Concrete slabs and moisture control
Concrete can look dry and still release moisture. Before installing LVP over concrete, check the flooring instructions for required moisture testing and vapor barrier rules. Basements, newer slabs, and slabs without a known vapor retarder deserve extra attention.
A moisture layer is not the same as leveling or patching. If the slab has dips, humps, cracks, or old adhesive ridges, those issues should be handled before underlayment decisions.
- Confirm the slab is clean, sound, and within flatness tolerance.
- Verify whether a vapor barrier is required or allowed.

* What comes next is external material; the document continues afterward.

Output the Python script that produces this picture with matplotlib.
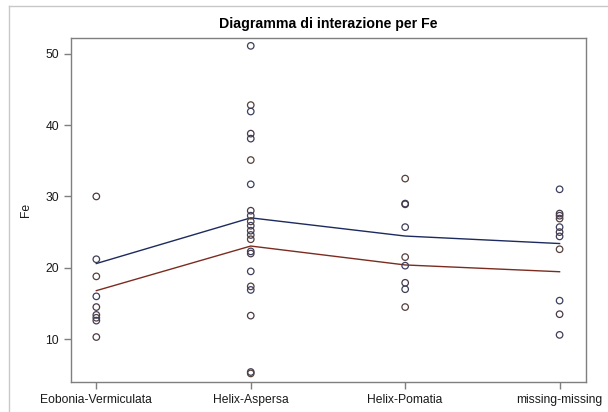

- Do not trap active moisture under a floor without understanding the product limits.
- Use the LVP over concrete guide when slab conditions are part of the project.
Sound, feel, and room conditions
Underlayment can change how a floating LVP floor sounds and feels, but it cannot turn a thin plank into a different flooring system. If sound control is important in a condo or upstairs room, look for product-approved sound ratings rather than guessing from thickness alone.
The best choice is usually a system decision: plank thickness, attached pad, subfloor flatness, room size, expansion spacing, and transition placement all work together.
Example scenario
A homeowner chooses attached-pad LVP for a basement. The slab has a few shallow low spots and one old adhesive ridge. Instead of buying a thick foam underlayment, they patch the low spots, remove the ridge, verify moisture requirements, and use the vapor layer allowed by the LVP instructions.
That approach protects the locking system better than trying to solve slab problems with cushion.
Common mistakes
Most problems come from treating the flooring as a generic product instead of checking the specific material, room conditions, and installation method.
- Adding a second pad under attached-pad LVP without approval.
- Using soft underlayment to cover low spots or humps.
- Skipping concrete moisture requirements.
- Buying underlayment based only on thickness.
- Forgetting that underlayment can affect transitions and door clearances.